Filter the entries below, keeping every line that has the word "standalone".
▬▬▬
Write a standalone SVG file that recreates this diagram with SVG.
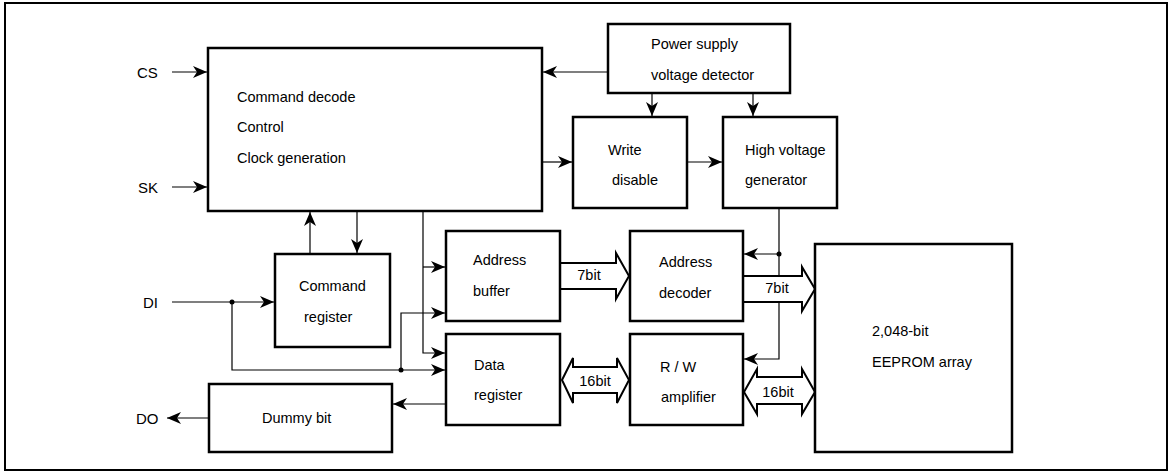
<svg xmlns="http://www.w3.org/2000/svg" width="1173" height="473" viewBox="0 0 1173 473">
<style>
.box{fill:#fff;stroke:#000;stroke-width:2.5}
.t{font-family:"Liberation Sans",Arial,sans-serif;font-size:14.5px;fill:#000}
.pin{font-family:"Liberation Sans",Arial,sans-serif;font-size:15px;fill:#000}
.c{fill:none;stroke:#000;stroke-width:1.2}
.bus{fill:#fff;stroke:#000;stroke-width:2;stroke-linejoin:miter}
.m{text-anchor:middle}
</style>
<defs>
<marker id="ah" markerUnits="userSpaceOnUse" viewBox="-14 -7 14 14" refX="0" refY="0" markerWidth="14" markerHeight="14" orient="auto">
<path d="M0,0 L-14,-6 L-10,0 L-14,6 Z" fill="#000"/>
</marker>
</defs>
<rect x="5" y="3" width="1162" height="467" fill="#fff" stroke="#000" stroke-width="2"/>

<g id="connectors">
<path class="c" d="M172,72 H207" marker-end="url(#ah)"/>
<path class="c" d="M172,187 H207" marker-end="url(#ah)"/>
<path class="c" d="M608,72 H543" marker-end="url(#ah)"/>
<path class="c" d="M652,93 V116" marker-end="url(#ah)"/>
<path class="c" d="M753,93 V116" marker-end="url(#ah)"/>
<path class="c" d="M542,162 H572" marker-end="url(#ah)"/>
<path class="c" d="M687,162 H722" marker-end="url(#ah)"/>
<path class="c" d="M310,254 V212" marker-end="url(#ah)"/>
<path class="c" d="M357,211 V253" marker-end="url(#ah)"/>
<path class="c" d="M423,211 V353 H445" marker-end="url(#ah)"/>
<path class="c" d="M423,267 H445" marker-end="url(#ah)"/>
<path class="c" d="M172,302 H274" marker-end="url(#ah)"/>
<path class="c" d="M232,302 V370 H445" marker-end="url(#ah)"/>
<path class="c" d="M401,370 V313 H445" marker-end="url(#ah)"/>
<circle cx="232" cy="302" r="2.5" fill="#000"/>
<circle cx="401" cy="370" r="2.5" fill="#000"/>
<path class="c" d="M446,404 H393" marker-end="url(#ah)"/>
<path class="c" d="M209,418 H167" marker-end="url(#ah)"/>
<path class="c" d="M779,208 V359 H744" marker-end="url(#ah)"/>
<path class="c" d="M779,254 H744" marker-end="url(#ah)"/>
<circle cx="779" cy="254" r="2.5" fill="#000"/>
<path class="bus" d="M560,263 L616,263 L616,253 L629,276 L616,299 L616,289 L560,289"/>
<path class="bus" d="M743,276 L802,276 L802,267 L815,289 L802,311 L802,302 L743,302"/>
<path class="bus" d="M562,380 L573,358 L573,367 L617,367 L617,358 L629,380 L617,403 L617,393 L573,393 L573,403 Z"/>
<path class="bus" d="M744,392 L757,369 L757,377 L802,377 L802,369 L815,392 L802,414 L802,404 L757,404 L757,414 Z"/>
<text class="t m" x="589" y="280">7bit</text>
<text class="t m" x="777" y="293">7bit</text>
<text class="t m" x="595" y="386">16bit</text>
<text class="t m" x="778" y="397">16bit</text>
</g>

<g id="pins">
<text class="pin" x="137" y="77.5">CS</text>
<text class="pin" x="138" y="192.5">SK</text>
<text class="pin" x="143" y="308">DI</text>
<text class="pin" x="136" y="423.5">DO</text>
</g>

<g id="control">
<rect class="box" x="208" y="48" width="334" height="163"/>
<text class="t" x="237" y="102">Command decode</text>
<text class="t" x="237" y="132">Control</text>
<text class="t" x="237" y="163">Clock generation</text>
</g>
<g id="power">
<rect class="box" x="608" y="24" width="182" height="69"/>
<text class="t" x="651" y="49">Power supply</text>
<text class="t" x="651" y="80">voltage detector</text>
</g>
<g id="write-disable">
<rect class="box" x="573" y="117" width="114" height="91"/>
<text class="t" x="608" y="155">Write</text>
<text class="t" x="612" y="185">disable</text>
</g>
<g id="high-voltage">
<rect class="box" x="723" y="117" width="114" height="91"/>
<text class="t" x="745" y="155">High voltage</text>
<text class="t" x="745" y="185">generator</text>
</g>
<g id="command-register">
<rect class="box" x="275" y="254" width="115" height="93"/>
<text class="t" x="299" y="291">Command</text>
<text class="t" x="304" y="322">register</text>
</g>
<g id="address-buffer">
<rect class="box" x="446" y="231" width="114" height="90"/>
<text class="t" x="473" y="265">Address</text>
<text class="t" x="473" y="296">buffer</text>
</g>
<g id="address-decoder">
<rect class="box" x="630" y="231" width="113" height="90"/>
<text class="t" x="659" y="267">Address</text>
<text class="t" x="659" y="298">decoder</text>
</g>
<g id="data-register">
<rect class="box" x="446" y="334" width="114" height="91"/>
<text class="t" x="474" y="370">Data</text>
<text class="t" x="474" y="400">register</text>
</g>
<g id="rw-amplifier">
<rect class="box" x="630" y="334" width="113" height="91"/>
<text class="t" x="660" y="372">R / W</text>
<text class="t" x="661" y="402">amplifier</text>
</g>
<g id="eeprom">
<rect class="box" x="815" y="244" width="197" height="208"/>
<text class="t" x="872" y="336">2,048-bit</text>
<text class="t" x="872" y="367">EEPROM array</text>
</g>
<g id="dummy-bit">
<rect class="box" x="209" y="384" width="183" height="68"/>
<text class="t" x="262" y="423">Dummy bit</text>
</g>
</svg>
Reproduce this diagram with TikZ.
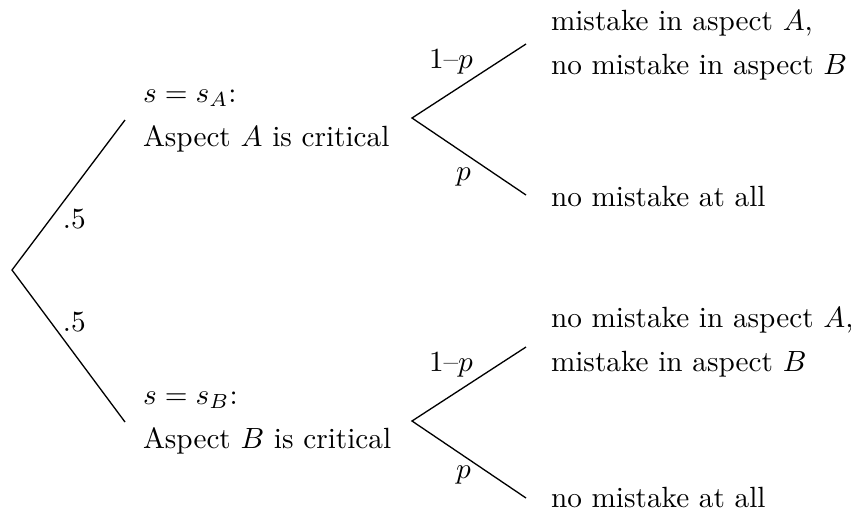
\documentclass[tikz,border=0pt]{standalone}
\begin{document}
\begin{tikzpicture}[x=0.342pt,y=-0.342pt,
  lbl/.style={anchor=base west,inner sep=0pt,outer sep=0pt},
  edge/.style={line width=0.45pt}]
\useasboundingbox (0,0) rectangle (851,511);
% tree points
\coordinate (r) at (12,270);
\coordinate (a) at (125,120);
\coordinate (b) at (125,422);
\coordinate (av) at (412,118);
\coordinate (a1) at (526,44);
\coordinate (a2) at (526,195);
\coordinate (bv) at (412,421);
\coordinate (b1) at (526,347);
\coordinate (b2) at (526,498);
\draw[edge] (a) -- (r) -- (b);
\draw[edge] (a1) -- (av) -- (a2);
\draw[edge] (b1) -- (bv) -- (b2);
% probabilities
\node[lbl] (pa) at (63,228) {.5};
\node[lbl] (pb) at (63,331) {.5};
\node[lbl] (qa1) at (429,68) {1--$p$};
\node[lbl] (qa2) at (456,180) {$p$};
\node[lbl] (qb1) at (429,371) {1--$p$};
\node[lbl] (qb2) at (456,478) {$p$};
% state labels
\node[lbl] (sa1) at (143,102) {$s=s_A$:};
\node[lbl] (sa2) at (143,146) {Aspect $A$ is critical};
\node[lbl] (sb1) at (143,404) {$s=s_B$:};
\node[lbl] (sb2) at (143,448) {Aspect $B$ is critical};
% outcomes
\node[lbl] (oa1) at (551,30) {mistake in aspect $A$,};
\node[lbl] (oa2) at (551,74) {no mistake in aspect $B$};
\node[lbl] (oa3) at (551,206) {no mistake at all};
\node[lbl] (ob1) at (551,327) {no mistake in aspect $A$,};
\node[lbl] (ob2) at (551,371) {mistake in aspect $B$};
\node[lbl] (ob3) at (551,507) {no mistake at all};
\end{tikzpicture}
\end{document}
▬▬▬
▸ ANSWER TO THIS EXERCISE
Write a standalone SVG file that recreates this diagram with SVG.
\documentclass[tikz,border=0pt]{standalone}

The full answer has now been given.